Roles and Responsibilities
L.O.V.E empowers young Latinas to make positive life choices that enable them to maximize their full potential. The mentoring program recruits female university students to support, guide, and be a role model to a young Latina for a period of a school year. By becoming part of the young Latina’s life, the mentor serves as a guide to help her achieve her academic and personal goals.
- Take the lead in supporting a young Latina through an ongoing relationship
- Serve as a positive role model
- Build the relationship by planning and participating in activities together
- Strive for mutual respect
- Build self-esteem and motivation
- Help set goals and work toward accomplishing them
- Be a willing listener, encouraging, supportive, patient, flexible, and respectful of individual differences
- Have a positive attitude and be respectful of mentor
- Help set goals and work toward accomplishing them
- View mentor as a partner—do not be afraid to ask questions or make mistakes
- Commit to participating in activities with mentor
- Utilize mentoring relationship by asking productive questions and using listening skills
- Communicate openly and honestly with mentor—resolve differences by talking about them
Activities and Expectations
L.O.V.E. is a curriculum-based program that consists of three core components: personal empowerment, study skills, and college access. Each session has its own focus area and theme. Each mentoring session is a collective gathering of mentors and mentees, where participants engage in both group activities and one-to-one interactions, guided by a workshop.
L.O.V.E.'s mission is to support and empower young Latinas by giving them the skills to achieve their educational, personal, and future professional goals. The mentoring relationship offers a powerful opportunity for both mentor and mentee to learn and grow. In order to take full advantage of the benefits a mentoring relationship can offer mentors and mentees should consider the following:
- Attendance at weekly meetings is crucial to developing a sense of familiarity and trust between mentee and mentor.
- Make a commitment to creating a successful mentoring relationship. In other words, make the effort to use time spent together in a constructive manner.
- Talk about goals and expectations. It is important that mentor and mentee understand what each other hopes to gain from this experience.
- As a role model the mentors will guide mentees by providing assistance, suggestions, and feedback. This may mean providing help for homework, college applications, or suggestions/feedback for long-term or short-term educational or personal goals.
- Discussions should not be one-sided. Both mentor and mentee should be careful listeners and actively exercise open, respectful communication.
- Discover shared interests, but be respectful of differences. Mentors and mentees may have different ideas about how to reach a goal or solve a problem. This is part of the shared learning experience and should be openly discussed.

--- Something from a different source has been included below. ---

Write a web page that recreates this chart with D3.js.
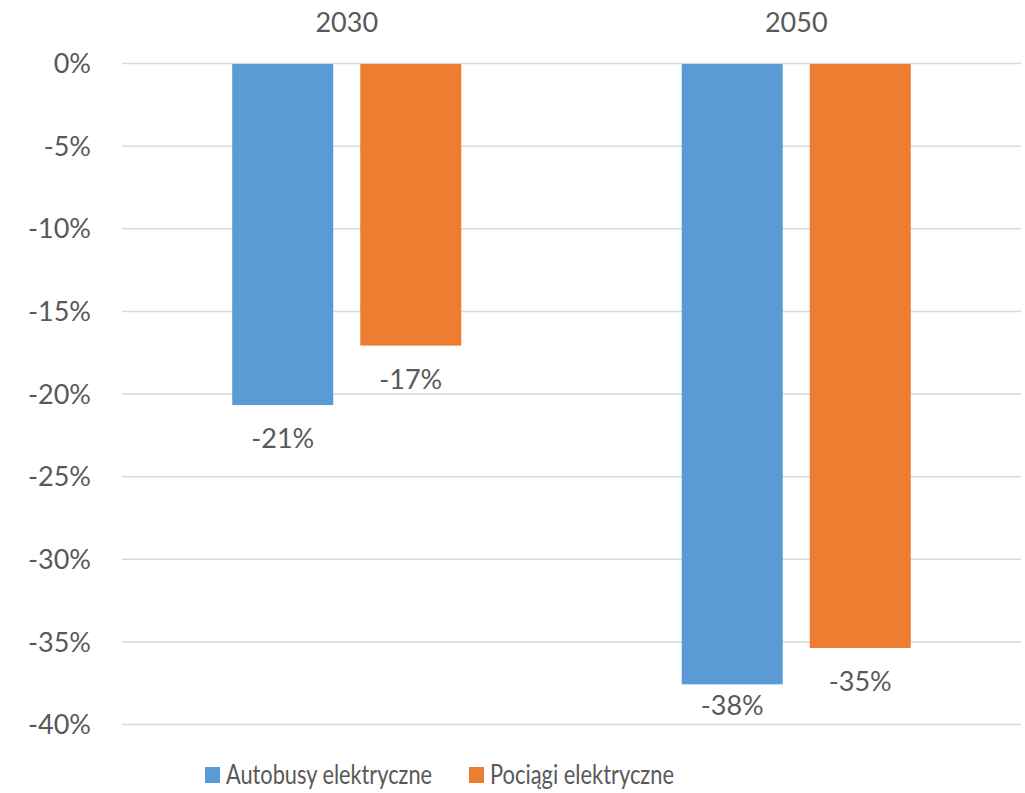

- Mutual respect is key. Mentors and mentees must make the effort to communicate clearly, honestly, and respectfully in spite of potential differing opinions so that ultimately they can learn from one another.
Ms. Espinosa moved to New York in the year 2000 from Cali, Colombia. As an immigrant in NYC she had to work harder to attain her goals because of challenges she faced such as English as a second language. She also became a personal trainer to support herself as a college student. In 2004, she continued her degree in psychology, which she had started in Colombia. In May of 2010, she received her Bachelor's and Master's degrees in Forensic Psychology with Magna Cum Laude honors from the City University of New York.
During her last years of school at CUNY, Ms. Espinosa began working in the nonprofit sector. Before graduating, she spent a year abroad at the University of Paris studying French. Upon her return to New York she began to work for the suicide prevention program, Life is Precious, where she had the opportunity to counsel Latina adolescents who suffered from depression and suicidal ideations.
During the course of her service work she became more aware of the inequalities that marginalized populations, such as immigrants and women, faced every day in the United States and around the world. Her wish to empower others led her to learn about amazing organizations that work to protect and defend human rights. Her experiences in the nonprofit sector helped her understand the disadvantages that her community experiences everyday and gave her the opportunity to create changes that can help Latino families live more positive lives. In 2010, Ms. Espinosa decided to pursue a second degree in public service to further support her community.
In May of 2013, Ms. Espinosa received her second Master's degree in Public Administration with an international specialization from the Robert F. Wagner Graduate School of Public Service at NYU. Ms. Espinosa is currently pursuing the Ed.M. School Leadership Program (SLP) at Harvard Graduate School of Education.
Ms. Espinosa currently devotes her time to her very own brainchild, the Latinas On the Verge of Excellence L.O.V.E. Mentoring Program. She created this program with the goal to support and empower young Latinas to strive in school, and ultimately increase high school graduation rates, college enrollment, and healthy lives among young Latinas. Ms. Espinosa is constantly striving to set new standards of personal, professional, and academic excellence, while never forgetting to honor her Latin roots and giving back to her community. She has always believed in justice and fairness, and that love and compassion need to be part of the practice of justice.